For the entries below, copy exactly the line that contains "Generate a Python" through the line that contains "-0.19, -0.06, -0.39]", both ends included, and exclude all pictures.

========

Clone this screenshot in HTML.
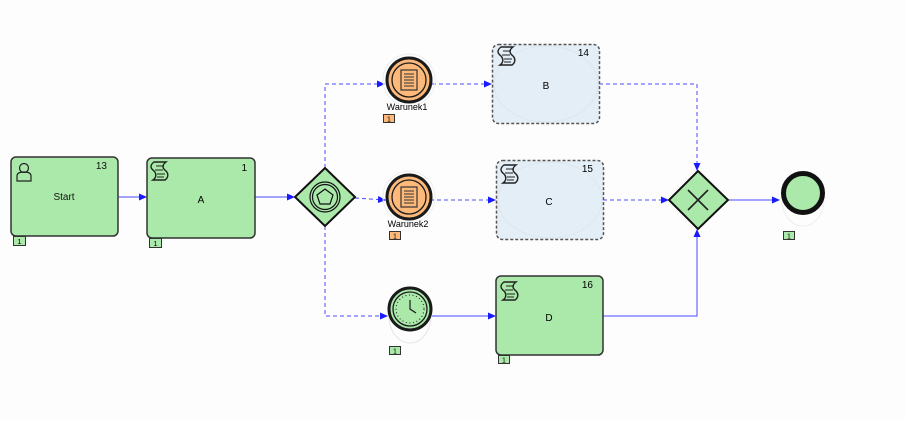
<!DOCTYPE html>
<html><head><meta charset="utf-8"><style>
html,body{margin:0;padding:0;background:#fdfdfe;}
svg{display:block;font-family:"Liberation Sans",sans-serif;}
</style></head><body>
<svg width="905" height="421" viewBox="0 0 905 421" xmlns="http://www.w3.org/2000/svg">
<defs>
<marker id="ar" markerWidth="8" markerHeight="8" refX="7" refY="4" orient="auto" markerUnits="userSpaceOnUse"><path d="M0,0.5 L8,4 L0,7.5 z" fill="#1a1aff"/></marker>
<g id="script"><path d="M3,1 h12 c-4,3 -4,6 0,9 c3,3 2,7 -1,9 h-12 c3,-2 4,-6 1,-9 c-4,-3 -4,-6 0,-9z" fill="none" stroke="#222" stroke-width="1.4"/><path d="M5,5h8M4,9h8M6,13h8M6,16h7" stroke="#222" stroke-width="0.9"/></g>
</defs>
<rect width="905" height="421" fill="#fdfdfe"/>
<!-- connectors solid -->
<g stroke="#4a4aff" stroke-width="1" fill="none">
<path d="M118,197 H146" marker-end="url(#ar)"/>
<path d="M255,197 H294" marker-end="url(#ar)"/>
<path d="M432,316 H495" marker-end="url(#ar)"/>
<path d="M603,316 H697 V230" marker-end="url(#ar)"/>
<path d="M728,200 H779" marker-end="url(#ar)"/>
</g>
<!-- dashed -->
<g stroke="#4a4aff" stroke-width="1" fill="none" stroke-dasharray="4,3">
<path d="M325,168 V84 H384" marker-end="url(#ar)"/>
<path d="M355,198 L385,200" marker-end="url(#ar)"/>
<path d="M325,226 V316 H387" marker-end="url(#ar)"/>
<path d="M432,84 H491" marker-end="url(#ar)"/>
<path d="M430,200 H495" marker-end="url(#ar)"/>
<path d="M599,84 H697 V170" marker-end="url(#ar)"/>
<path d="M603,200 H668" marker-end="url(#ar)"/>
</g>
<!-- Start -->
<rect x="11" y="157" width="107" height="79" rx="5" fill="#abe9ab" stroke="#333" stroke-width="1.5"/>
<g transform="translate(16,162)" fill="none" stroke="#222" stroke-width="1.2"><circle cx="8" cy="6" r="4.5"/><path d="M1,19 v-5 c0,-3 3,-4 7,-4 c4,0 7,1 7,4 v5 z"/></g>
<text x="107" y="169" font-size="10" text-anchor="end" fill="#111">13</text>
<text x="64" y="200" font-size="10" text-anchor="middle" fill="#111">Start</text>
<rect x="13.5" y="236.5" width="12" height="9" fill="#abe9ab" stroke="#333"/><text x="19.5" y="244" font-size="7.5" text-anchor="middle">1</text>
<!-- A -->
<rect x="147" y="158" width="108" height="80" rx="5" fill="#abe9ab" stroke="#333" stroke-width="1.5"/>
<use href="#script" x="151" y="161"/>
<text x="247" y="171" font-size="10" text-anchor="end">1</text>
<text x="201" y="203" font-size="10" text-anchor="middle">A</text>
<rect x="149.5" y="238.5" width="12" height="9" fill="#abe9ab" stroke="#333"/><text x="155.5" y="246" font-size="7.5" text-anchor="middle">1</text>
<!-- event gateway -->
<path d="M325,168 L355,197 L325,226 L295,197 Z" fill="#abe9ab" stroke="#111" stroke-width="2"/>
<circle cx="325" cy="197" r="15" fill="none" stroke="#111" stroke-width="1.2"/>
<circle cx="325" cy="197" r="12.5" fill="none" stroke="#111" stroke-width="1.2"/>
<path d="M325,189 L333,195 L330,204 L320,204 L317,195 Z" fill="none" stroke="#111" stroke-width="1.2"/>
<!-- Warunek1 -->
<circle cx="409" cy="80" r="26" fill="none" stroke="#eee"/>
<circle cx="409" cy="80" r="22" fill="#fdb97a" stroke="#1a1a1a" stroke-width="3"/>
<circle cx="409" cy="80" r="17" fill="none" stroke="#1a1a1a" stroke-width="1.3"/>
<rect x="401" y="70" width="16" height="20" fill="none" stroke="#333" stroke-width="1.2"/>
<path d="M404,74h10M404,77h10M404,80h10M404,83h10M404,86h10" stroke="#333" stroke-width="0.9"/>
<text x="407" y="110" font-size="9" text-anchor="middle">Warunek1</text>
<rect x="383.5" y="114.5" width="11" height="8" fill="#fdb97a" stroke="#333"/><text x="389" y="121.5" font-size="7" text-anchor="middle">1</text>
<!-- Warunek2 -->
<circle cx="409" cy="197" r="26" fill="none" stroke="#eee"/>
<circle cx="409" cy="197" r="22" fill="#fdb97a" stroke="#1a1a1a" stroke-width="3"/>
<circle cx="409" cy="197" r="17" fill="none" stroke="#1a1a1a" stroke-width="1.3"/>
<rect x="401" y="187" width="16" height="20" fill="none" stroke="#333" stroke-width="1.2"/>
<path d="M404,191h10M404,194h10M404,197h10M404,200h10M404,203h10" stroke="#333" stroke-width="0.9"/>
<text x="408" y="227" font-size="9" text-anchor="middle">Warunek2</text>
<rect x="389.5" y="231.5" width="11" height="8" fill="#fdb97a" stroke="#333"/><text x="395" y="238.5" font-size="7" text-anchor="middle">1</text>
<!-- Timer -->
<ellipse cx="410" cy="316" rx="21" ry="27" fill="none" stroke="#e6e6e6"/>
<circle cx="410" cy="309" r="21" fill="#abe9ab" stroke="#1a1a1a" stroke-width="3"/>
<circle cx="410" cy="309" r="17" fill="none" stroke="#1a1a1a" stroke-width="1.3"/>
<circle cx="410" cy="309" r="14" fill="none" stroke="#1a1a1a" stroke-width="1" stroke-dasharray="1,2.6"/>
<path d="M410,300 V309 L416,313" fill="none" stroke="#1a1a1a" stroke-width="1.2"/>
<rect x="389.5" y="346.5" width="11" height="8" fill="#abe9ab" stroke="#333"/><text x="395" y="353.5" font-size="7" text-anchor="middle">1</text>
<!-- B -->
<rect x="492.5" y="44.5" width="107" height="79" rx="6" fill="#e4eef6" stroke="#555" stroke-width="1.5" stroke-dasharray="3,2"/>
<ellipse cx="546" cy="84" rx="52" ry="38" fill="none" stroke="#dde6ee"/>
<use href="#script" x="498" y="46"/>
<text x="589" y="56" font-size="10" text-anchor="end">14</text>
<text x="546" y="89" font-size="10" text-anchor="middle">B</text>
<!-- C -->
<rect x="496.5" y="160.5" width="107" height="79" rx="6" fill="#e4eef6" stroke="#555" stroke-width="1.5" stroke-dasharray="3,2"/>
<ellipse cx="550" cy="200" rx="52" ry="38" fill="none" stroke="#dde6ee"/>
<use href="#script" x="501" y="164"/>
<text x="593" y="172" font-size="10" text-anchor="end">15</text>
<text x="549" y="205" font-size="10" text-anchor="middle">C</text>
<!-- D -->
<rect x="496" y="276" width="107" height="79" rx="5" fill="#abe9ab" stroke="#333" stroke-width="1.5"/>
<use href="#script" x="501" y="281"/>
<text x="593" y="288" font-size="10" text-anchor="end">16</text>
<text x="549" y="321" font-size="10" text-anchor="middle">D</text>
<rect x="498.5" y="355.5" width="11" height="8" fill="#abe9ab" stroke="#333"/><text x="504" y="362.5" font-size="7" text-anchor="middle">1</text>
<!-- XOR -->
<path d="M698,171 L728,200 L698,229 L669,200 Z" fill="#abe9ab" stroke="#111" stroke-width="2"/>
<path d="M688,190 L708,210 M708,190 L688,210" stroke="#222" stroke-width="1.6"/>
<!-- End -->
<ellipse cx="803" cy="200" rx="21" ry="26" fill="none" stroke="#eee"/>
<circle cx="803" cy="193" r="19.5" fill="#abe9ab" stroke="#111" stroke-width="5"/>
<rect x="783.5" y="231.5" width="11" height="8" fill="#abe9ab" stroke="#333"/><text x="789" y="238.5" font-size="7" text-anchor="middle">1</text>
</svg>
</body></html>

========

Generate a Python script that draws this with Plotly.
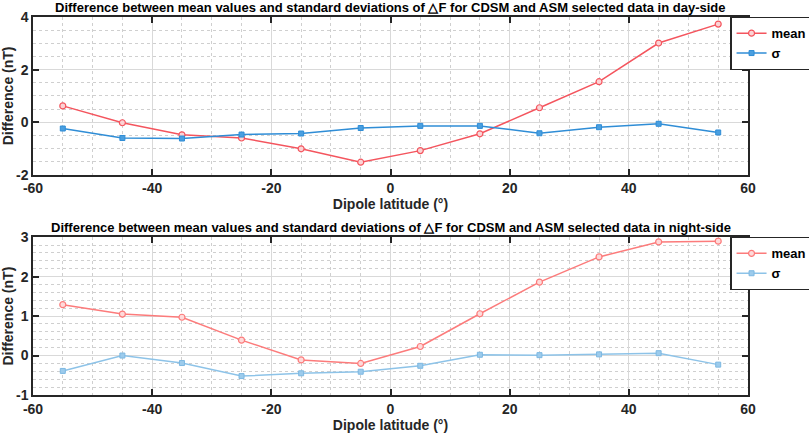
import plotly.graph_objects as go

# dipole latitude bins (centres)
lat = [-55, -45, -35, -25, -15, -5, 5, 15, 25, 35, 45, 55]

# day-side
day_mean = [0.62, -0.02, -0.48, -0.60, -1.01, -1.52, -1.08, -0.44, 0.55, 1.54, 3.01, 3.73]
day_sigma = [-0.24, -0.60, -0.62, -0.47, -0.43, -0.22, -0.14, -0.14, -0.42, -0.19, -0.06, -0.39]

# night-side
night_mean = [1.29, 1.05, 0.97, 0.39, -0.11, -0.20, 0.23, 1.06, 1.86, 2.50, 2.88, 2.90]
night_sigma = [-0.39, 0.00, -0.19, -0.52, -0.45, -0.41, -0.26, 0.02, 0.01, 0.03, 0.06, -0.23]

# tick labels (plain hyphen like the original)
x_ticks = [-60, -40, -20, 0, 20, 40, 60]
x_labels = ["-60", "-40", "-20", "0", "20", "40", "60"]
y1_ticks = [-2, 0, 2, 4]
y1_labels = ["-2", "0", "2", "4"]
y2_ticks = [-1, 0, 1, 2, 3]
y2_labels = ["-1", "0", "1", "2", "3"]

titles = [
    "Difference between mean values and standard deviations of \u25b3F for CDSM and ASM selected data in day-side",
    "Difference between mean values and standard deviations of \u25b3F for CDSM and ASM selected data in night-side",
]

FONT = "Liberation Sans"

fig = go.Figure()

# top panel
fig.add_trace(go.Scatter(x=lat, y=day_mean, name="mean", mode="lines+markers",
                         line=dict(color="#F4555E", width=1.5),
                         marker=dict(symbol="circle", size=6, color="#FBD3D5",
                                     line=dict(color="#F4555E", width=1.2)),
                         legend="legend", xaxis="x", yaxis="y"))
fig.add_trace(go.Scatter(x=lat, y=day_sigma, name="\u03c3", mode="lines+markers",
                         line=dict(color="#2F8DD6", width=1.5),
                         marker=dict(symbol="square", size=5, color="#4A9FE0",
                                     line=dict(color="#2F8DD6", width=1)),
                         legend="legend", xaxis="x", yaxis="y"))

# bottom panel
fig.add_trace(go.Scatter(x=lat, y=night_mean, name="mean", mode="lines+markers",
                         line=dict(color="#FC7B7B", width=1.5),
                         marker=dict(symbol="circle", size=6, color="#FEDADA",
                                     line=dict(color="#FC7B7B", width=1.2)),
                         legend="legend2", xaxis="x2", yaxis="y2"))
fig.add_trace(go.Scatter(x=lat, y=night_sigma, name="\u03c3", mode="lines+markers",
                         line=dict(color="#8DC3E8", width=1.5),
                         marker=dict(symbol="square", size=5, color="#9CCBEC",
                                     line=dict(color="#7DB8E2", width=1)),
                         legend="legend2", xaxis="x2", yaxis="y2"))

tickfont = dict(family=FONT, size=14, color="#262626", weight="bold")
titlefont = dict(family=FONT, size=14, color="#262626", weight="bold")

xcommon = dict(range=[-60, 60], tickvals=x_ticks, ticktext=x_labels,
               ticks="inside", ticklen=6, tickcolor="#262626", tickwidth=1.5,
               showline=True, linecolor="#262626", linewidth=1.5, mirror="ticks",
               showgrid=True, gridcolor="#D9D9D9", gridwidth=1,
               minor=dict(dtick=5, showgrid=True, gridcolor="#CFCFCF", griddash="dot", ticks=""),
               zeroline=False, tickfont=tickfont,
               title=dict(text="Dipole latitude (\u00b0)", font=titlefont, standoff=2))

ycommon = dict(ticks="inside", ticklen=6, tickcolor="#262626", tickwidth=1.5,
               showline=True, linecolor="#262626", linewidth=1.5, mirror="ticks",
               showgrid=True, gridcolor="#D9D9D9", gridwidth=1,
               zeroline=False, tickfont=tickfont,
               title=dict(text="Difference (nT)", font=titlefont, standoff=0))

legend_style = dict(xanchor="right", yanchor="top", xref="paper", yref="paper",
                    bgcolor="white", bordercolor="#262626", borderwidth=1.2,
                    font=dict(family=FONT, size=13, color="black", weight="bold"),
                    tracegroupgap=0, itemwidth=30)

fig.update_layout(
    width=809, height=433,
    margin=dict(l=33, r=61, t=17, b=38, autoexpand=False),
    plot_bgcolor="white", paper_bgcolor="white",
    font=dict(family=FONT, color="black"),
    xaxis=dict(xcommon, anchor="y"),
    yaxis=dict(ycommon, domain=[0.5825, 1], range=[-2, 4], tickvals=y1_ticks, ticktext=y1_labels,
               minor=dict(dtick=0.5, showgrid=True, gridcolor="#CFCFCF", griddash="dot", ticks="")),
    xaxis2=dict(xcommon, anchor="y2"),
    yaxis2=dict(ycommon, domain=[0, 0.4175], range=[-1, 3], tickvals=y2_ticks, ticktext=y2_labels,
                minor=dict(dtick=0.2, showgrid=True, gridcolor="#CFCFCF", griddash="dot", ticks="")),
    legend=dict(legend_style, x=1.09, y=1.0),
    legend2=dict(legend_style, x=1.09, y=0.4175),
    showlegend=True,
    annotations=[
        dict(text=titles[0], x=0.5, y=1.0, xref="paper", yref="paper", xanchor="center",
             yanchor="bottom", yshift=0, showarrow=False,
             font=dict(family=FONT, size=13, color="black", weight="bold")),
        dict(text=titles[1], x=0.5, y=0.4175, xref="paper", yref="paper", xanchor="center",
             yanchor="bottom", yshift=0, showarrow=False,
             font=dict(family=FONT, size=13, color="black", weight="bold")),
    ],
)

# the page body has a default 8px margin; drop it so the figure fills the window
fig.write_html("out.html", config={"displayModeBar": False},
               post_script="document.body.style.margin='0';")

========

**RESPONSE TO THE EXERCISE**.
Generate a Python script that draws this with Plotly.
import plotly.graph_objects as go

# dipole latitude bins (centres)
lat = [-55, -45, -35, -25, -15, -5, 5, 15, 25, 35, 45, 55]

# day-side
day_mean = [0.62, -0.02, -0.48, -0.60, -1.01, -1.52, -1.08, -0.44, 0.55, 1.54, 3.01, 3.73]
day_sigma = [-0.24, -0.60, -0.62, -0.47, -0.43, -0.22, -0.14, -0.14, -0.42, -0.19, -0.06, -0.39]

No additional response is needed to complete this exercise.